Now nobody seems to have thought of his doing this. Even the plaintiff who sues on a conveyance from him, and therefore stands upon his right, and no other, never proposes to pay back to the defendant the money which he gave for his purchase. And the Judge, when he gives a decree in favor of the plaintiff, allows him to have the full benefit of the property without making any awards whatever to the defendant for the loss of the money which he paid some three and a half or four years before suit for the property.
I need not say that this of itself is inequitable. It would be manifestly unjust that Surroop should get back the property, and at the same time keep in his pocket the money for which he sold it; and there is nothing certainly in this case by reason of which the plaintiff ought to stand in a better position than Surroop. I have no doubt that the Court was bound in equity to treat the sale of Surroop to the defendant as a valid sale. If Surroop was of age at the time of the sale, he could not afterwards recall his act. If he was a minor which, on the finding of the Judge himself, is at any rate doubtful, everything in the case, including the mode in which the suit is brought, goes to prove that he ratified that sale, and he has certainly taken no step whatever to repudiate it. With regard to the property which the defendant obtained from Bishen Dassee, the Judge was not correct in holding that the production of the kobala was necessary to enable him to determine the issue between the parties in favor of the defendant.

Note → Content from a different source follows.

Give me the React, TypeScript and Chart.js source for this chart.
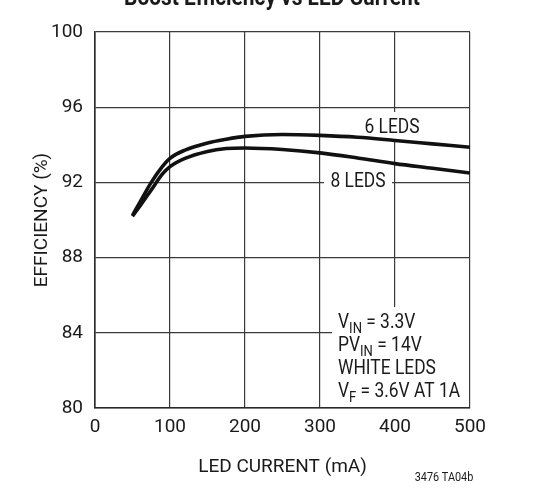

It appears that the factum of sale was not really disputed, but the plaintiff only urged that the sale was a sale by a Hindu widow under circumstances which did not bind the reversionary heir. The Judge ought to have confined himself to the enquiry whether the sale by Bishen Dassee was valid as against the reversionary heir. He ought not to have gone behind the only question which the parties raised, to enquire whether there was such a sale or not.
We think that, so far as regards the property which was the subject of the conveyance of Surroop, the decision of both the lower Courts must be reversed, and the plaintiff''s suit must be dismissed.
But as regards the property which was the subject of the conveyance from Bishen Dassee the decision of the lower Appellate Court for trial of the issue, whether or not the consideration for that sale was such as to make the sale binding as against the reversionary heir; or, in the alternative, whether the then next reversionary heir consented to the sale.
We think that the plaintiff must pay the defendant one-third of his costs in both the lower Courts and in this Court. The remaining costs will abide the result of the inquiry on remand.
a Special Appeal, No. 2846 of 1869, from a decree of the Additional Sub-ordinate Judge of Mymensing, dated the 8th September 1869, reversing a decree of the Munsif of that district, dated the 24th December 1868.
b Special Appeal, No. 2604 of 1869, against the decree of the Sylhet, dated the 25th August 1869 affirming a decree of the Munsif of that district, dated the 30th April 1869.